*EXERCISE PROMPT*. Reproduce each line of the material exactly, minus any picture.

*DATA EXCERPT*.
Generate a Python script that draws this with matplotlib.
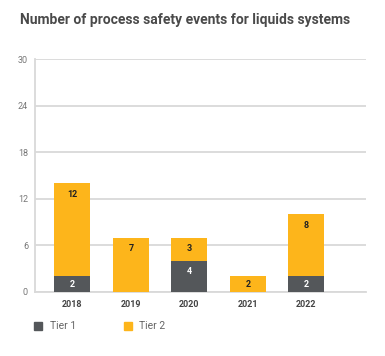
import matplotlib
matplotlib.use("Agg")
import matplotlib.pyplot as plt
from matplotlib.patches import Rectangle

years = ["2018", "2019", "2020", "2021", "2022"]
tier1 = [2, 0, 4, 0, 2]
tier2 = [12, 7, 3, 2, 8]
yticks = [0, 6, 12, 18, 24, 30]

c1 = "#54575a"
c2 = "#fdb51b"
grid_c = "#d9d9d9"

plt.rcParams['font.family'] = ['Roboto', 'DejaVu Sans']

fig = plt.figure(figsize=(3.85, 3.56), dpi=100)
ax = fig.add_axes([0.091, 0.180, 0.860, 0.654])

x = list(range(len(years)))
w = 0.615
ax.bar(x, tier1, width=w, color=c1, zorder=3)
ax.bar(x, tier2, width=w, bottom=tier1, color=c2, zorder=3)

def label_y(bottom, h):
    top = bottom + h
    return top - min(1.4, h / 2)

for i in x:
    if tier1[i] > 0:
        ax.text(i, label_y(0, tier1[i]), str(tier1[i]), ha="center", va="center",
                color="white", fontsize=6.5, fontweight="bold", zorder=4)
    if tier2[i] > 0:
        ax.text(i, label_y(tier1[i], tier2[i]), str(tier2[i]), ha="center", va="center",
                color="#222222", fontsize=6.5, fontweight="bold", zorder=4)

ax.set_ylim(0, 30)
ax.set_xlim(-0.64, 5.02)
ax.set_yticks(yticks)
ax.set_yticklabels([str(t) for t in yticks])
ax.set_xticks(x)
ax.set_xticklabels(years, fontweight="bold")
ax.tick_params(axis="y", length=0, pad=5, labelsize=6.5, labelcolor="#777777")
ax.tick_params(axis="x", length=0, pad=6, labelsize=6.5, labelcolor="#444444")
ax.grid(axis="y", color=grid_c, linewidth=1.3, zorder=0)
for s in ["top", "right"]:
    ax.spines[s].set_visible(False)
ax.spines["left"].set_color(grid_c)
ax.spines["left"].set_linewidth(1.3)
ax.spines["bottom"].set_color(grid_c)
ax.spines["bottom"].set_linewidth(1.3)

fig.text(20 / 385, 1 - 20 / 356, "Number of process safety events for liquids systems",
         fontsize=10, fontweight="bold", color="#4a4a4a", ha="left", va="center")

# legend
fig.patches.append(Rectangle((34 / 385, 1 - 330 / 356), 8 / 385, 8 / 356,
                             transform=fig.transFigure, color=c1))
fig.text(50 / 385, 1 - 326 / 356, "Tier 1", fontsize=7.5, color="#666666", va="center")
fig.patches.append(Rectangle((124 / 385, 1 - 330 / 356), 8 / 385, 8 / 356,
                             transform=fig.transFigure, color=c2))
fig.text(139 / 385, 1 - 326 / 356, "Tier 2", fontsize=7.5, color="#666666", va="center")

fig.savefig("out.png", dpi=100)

*COMPLETE OUTPUT*.
Generate a Python script that draws this with matplotlib.
import matplotlib
matplotlib.use("Agg")
import matplotlib.pyplot as plt
from matplotlib.patches import Rectangle

years = ["2018", "2019", "2020", "2021", "2022"]
tier1 = [2, 0, 4, 0, 2]
tier2 = [12, 7, 3, 2, 8]
yticks = [0, 6, 12, 18, 24, 30]

c1 = "#54575a"
c2 = "#fdb51b"
grid_c = "#d9d9d9"

plt.rcParams['font.family'] = ['Roboto', 'DejaVu Sans']

fig = plt.figure(figsize=(3.85, 3.56), dpi=100)
ax = fig.add_axes([0.091, 0.180, 0.860, 0.654])

x = list(range(len(years)))
w = 0.615
ax.bar(x, tier1, width=w, color=c1, zorder=3)
ax.bar(x, tier2, width=w, bottom=tier1, color=c2, zorder=3)

def label_y(bottom, h):
    top = bottom + h
    return top - min(1.4, h / 2)

for i in x:
    if tier1[i] > 0:
        ax.text(i, label_y(0, tier1[i]), str(tier1[i]), ha="center", va="center",
                color="white", fontsize=6.5, fontweight="bold", zorder=4)
    if tier2[i] > 0:
        ax.text(i, label_y(tier1[i], tier2[i]), str(tier2[i]), ha="center", va="center",
                color="#222222", fontsize=6.5, fontweight="bold", zorder=4)

ax.set_ylim(0, 30)
ax.set_xlim(-0.64, 5.02)
ax.set_yticks(yticks)
ax.set_yticklabels([str(t) for t in yticks])
ax.set_xticks(x)
ax.set_xticklabels(years, fontweight="bold")
ax.tick_params(axis="y", length=0, pad=5, labelsize=6.5, labelcolor="#777777")
ax.tick_params(axis="x", length=0, pad=6, labelsize=6.5, labelcolor="#444444")
ax.grid(axis="y", color=grid_c, linewidth=1.3, zorder=0)
for s in ["top", "right"]:
    ax.spines[s].set_visible(False)
ax.spines["left"].set_color(grid_c)
ax.spines["left"].set_linewidth(1.3)
ax.spines["bottom"].set_color(grid_c)
ax.spines["bottom"].set_linewidth(1.3)

fig.text(20 / 385, 1 - 20 / 356, "Number of process safety events for liquids systems",
         fontsize=10, fontweight="bold", color="#4a4a4a", ha="left", va="center")

# legend
fig.patches.append(Rectangle((34 / 385, 1 - 330 / 356), 8 / 385, 8 / 356,
                             transform=fig.transFigure, color=c1))
fig.text(50 / 385, 1 - 326 / 356, "Tier 1", fontsize=7.5, color="#666666", va="center")
fig.patches.append(Rectangle((124 / 385, 1 - 330 / 356), 8 / 385, 8 / 356,
                             transform=fig.transFigure, color=c2))
fig.text(139 / 385, 1 - 326 / 356, "Tier 2", fontsize=7.5, color="#666666", va="center")

fig.savefig("out.png", dpi=100)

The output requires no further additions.